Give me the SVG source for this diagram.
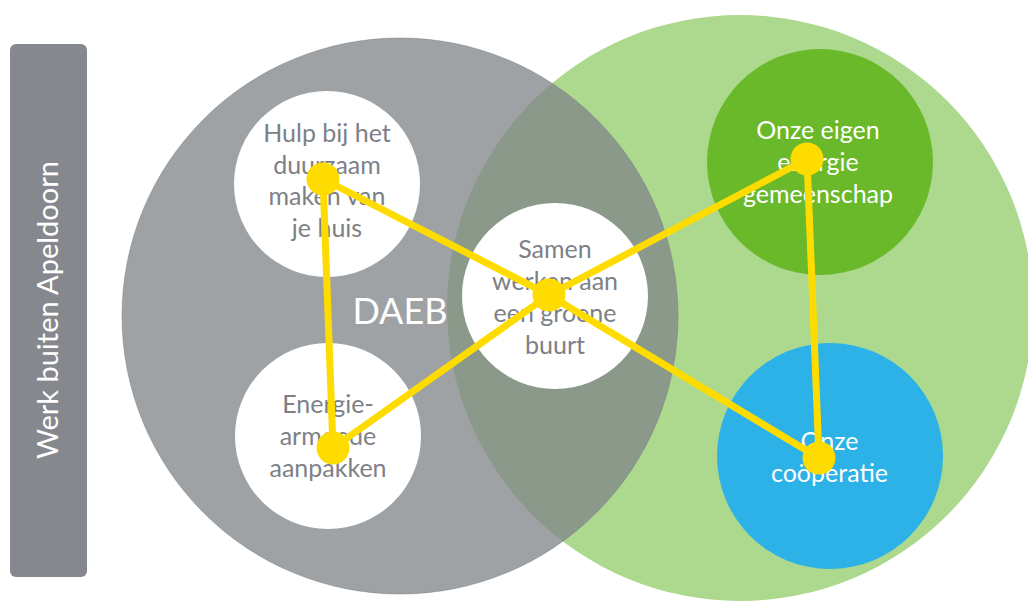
<svg xmlns="http://www.w3.org/2000/svg" width="1028" height="601" viewBox="0 0 1028 601">
<style>
.t{font-family:Lato,"Gill Sans","Liberation Sans",sans-serif;font-size:25px;text-anchor:middle}
.big{font-size:36px}
.side{font-size:29px}
.g{fill:#7d8186}
.w{fill:#ffffff}
.lnk{stroke:#ffdc00;stroke-width:7;stroke-linecap:round;fill:none}
.dot{fill:#ffdc00}
</style>
<rect width="1028" height="601" fill="#ffffff"/>
<g id="bar">
<rect x="10" y="44" width="77" height="533" rx="6" fill="#85898d"/>
<text class="t w side" transform="translate(58 310) rotate(-90)">Werk buiten Apeldoorn</text>
</g>
<g id="green-area">
<circle cx="740" cy="308" r="293" fill="#acd98e"/>
</g>
<g id="daeb-area">
<circle cx="400" cy="316" r="278" fill="#7f8387" fill-opacity="0.75" stroke="#7c8084" stroke-opacity="0.5" stroke-width="1"/>
<text class="t w big" x="400" y="324">DAEB</text>
</g>
<g id="hulp">
<circle cx="327" cy="184" r="93" fill="#ffffff"/>
<text class="t g" x="327" y="142">Hulp bij het</text>
<text class="t g" x="327" y="173.5">duurzaam</text>
<text class="t g" x="327" y="205">maken van</text>
<text class="t g" x="327" y="236.5">je huis</text>
</g>
<g id="energie">
<circle cx="328" cy="436" r="93" fill="#ffffff"/>
<text class="t g" x="328" y="413">Energie-</text>
<text class="t g" x="328" y="445">armoede</text>
<text class="t g" x="328" y="477">aanpakken</text>
</g>
<g id="samen">
<circle cx="555" cy="296" r="93" fill="#ffffff"/>
<text class="t g" x="555" y="258">Samen</text>
<text class="t g" x="555" y="290">werken aan</text>
<text class="t g" x="555" y="322">een groene</text>
<text class="t g" x="555" y="353.5">buurt</text>
</g>
<g id="gemeenschap">
<circle cx="820" cy="162" r="113" fill="#69b92a"/>
<text class="t w" x="818" y="139">Onze eigen</text>
<text class="t w" x="818" y="171">energie</text>
<text class="t w" x="818" y="203">gemeenschap</text>
</g>
<g id="cooperatie">
<circle cx="830" cy="456" r="113" fill="#2cb2e6"/>
<text class="t w" x="829.5" y="450">Onze</text>
<text class="t w" x="829.5" y="482">coöperatie</text>
</g>
<g id="connectors">
<line class="lnk" x1="323" y1="179" x2="333" y2="448"/>
<line class="lnk" x1="323" y1="179" x2="549" y2="295"/>
<line class="lnk" x1="333" y1="448" x2="549" y2="295"/>
<line class="lnk" x1="549" y1="295" x2="807" y2="159"/>
<line class="lnk" x1="549" y1="295" x2="819" y2="458"/>
<line class="lnk" x1="807" y1="159" x2="819" y2="458"/>
<circle class="dot" cx="323" cy="179" r="16.5"/>
<circle class="dot" cx="333" cy="448" r="16.5"/>
<circle class="dot" cx="549" cy="295" r="16.5"/>
<circle class="dot" cx="807" cy="159" r="16.5"/>
<circle class="dot" cx="819" cy="458" r="16.5"/>
</g>
</svg>
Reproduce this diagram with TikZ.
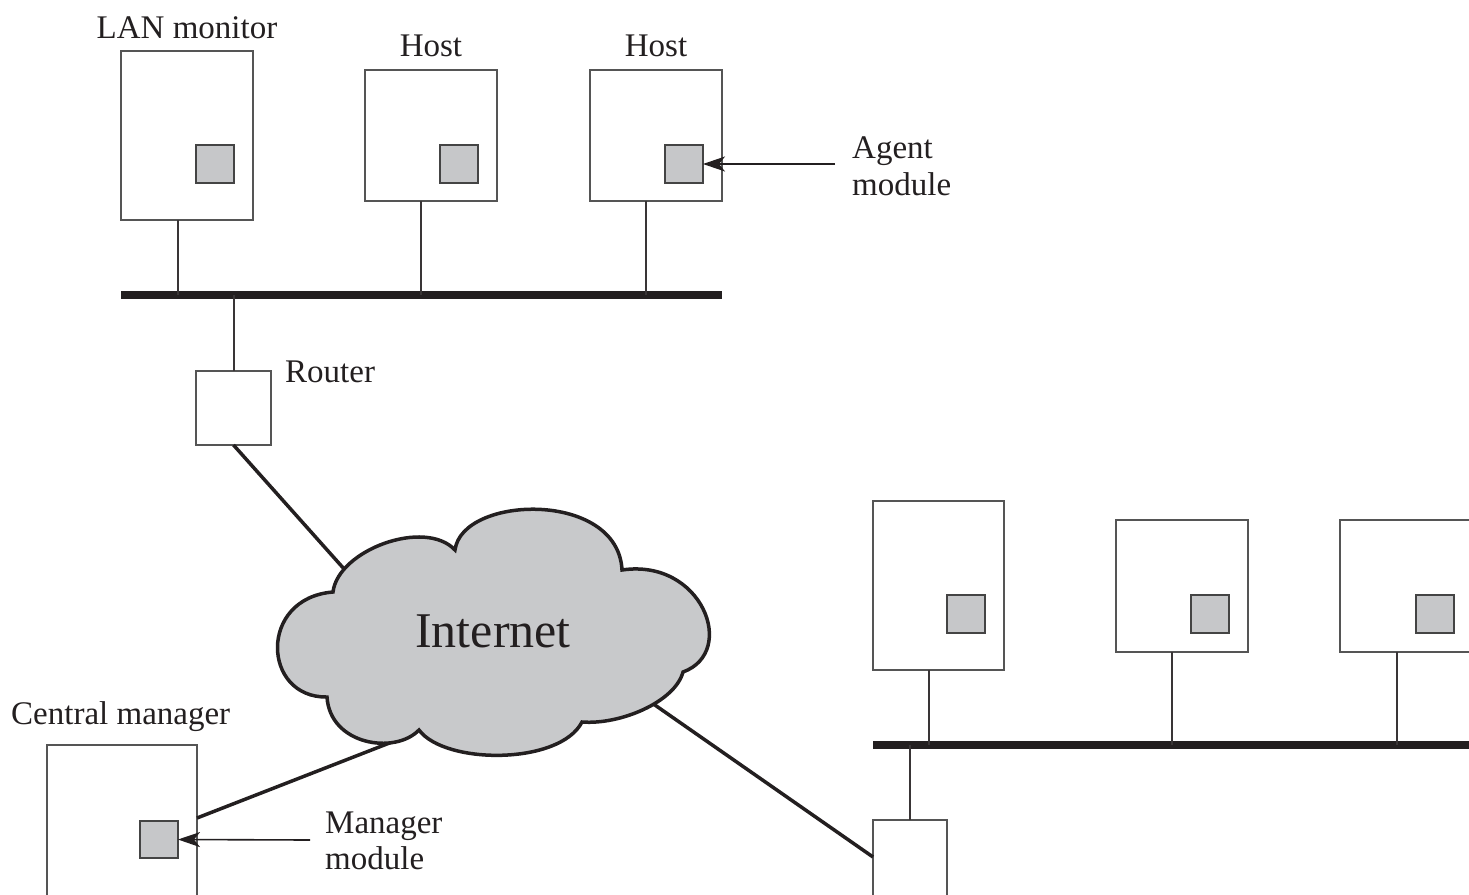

—————

→ **What this task involves**:
Give back all entries exactly. No pictures belong in the copy.

→ **Answer for this exercise**:
Give me the SVG source for this diagram.
<svg xmlns="http://www.w3.org/2000/svg" width="1028" height="601" viewBox="0 0 1028 601">
<style>
.t{font-family:Lato,"Gill Sans","Liberation Sans",sans-serif;font-size:25px;text-anchor:middle}
.big{font-size:36px}
.side{font-size:29px}
.g{fill:#7d8186}
.w{fill:#ffffff}
.lnk{stroke:#ffdc00;stroke-width:7;stroke-linecap:round;fill:none}
.dot{fill:#ffdc00}
</style>
<rect width="1028" height="601" fill="#ffffff"/>
<g id="bar">
<rect x="10" y="44" width="77" height="533" rx="6" fill="#85898d"/>
<text class="t w side" transform="translate(58 310) rotate(-90)">Werk buiten Apeldoorn</text>
</g>
<g id="green-area">
<circle cx="740" cy="308" r="293" fill="#acd98e"/>
</g>
<g id="daeb-area">
<circle cx="400" cy="316" r="278" fill="#7f8387" fill-opacity="0.75" stroke="#7c8084" stroke-opacity="0.5" stroke-width="1"/>
<text class="t w big" x="400" y="324">DAEB</text>
</g>
<g id="hulp">
<circle cx="327" cy="184" r="93" fill="#ffffff"/>
<text class="t g" x="327" y="142">Hulp bij het</text>
<text class="t g" x="327" y="173.5">duurzaam</text>
<text class="t g" x="327" y="205">maken van</text>
<text class="t g" x="327" y="236.5">je huis</text>
</g>
<g id="energie">
<circle cx="328" cy="436" r="93" fill="#ffffff"/>
<text class="t g" x="328" y="413">Energie-</text>
<text class="t g" x="328" y="445">armoede</text>
<text class="t g" x="328" y="477">aanpakken</text>
</g>
<g id="samen">
<circle cx="555" cy="296" r="93" fill="#ffffff"/>
<text class="t g" x="555" y="258">Samen</text>
<text class="t g" x="555" y="290">werken aan</text>
<text class="t g" x="555" y="322">een groene</text>
<text class="t g" x="555" y="353.5">buurt</text>
</g>
<g id="gemeenschap">
<circle cx="820" cy="162" r="113" fill="#69b92a"/>
<text class="t w" x="818" y="139">Onze eigen</text>
<text class="t w" x="818" y="171">energie</text>
<text class="t w" x="818" y="203">gemeenschap</text>
</g>
<g id="cooperatie">
<circle cx="830" cy="456" r="113" fill="#2cb2e6"/>
<text class="t w" x="829.5" y="450">Onze</text>
<text class="t w" x="829.5" y="482">coöperatie</text>
</g>
<g id="connectors">
<line class="lnk" x1="323" y1="179" x2="333" y2="448"/>
<line class="lnk" x1="323" y1="179" x2="549" y2="295"/>
<line class="lnk" x1="333" y1="448" x2="549" y2="295"/>
<line class="lnk" x1="549" y1="295" x2="807" y2="159"/>
<line class="lnk" x1="549" y1="295" x2="819" y2="458"/>
<line class="lnk" x1="807" y1="159" x2="819" y2="458"/>
<circle class="dot" cx="323" cy="179" r="16.5"/>
<circle class="dot" cx="333" cy="448" r="16.5"/>
<circle class="dot" cx="549" cy="295" r="16.5"/>
<circle class="dot" cx="807" cy="159" r="16.5"/>
<circle class="dot" cx="819" cy="458" r="16.5"/>
</g>
</svg>
Reproduce this diagram with TikZ.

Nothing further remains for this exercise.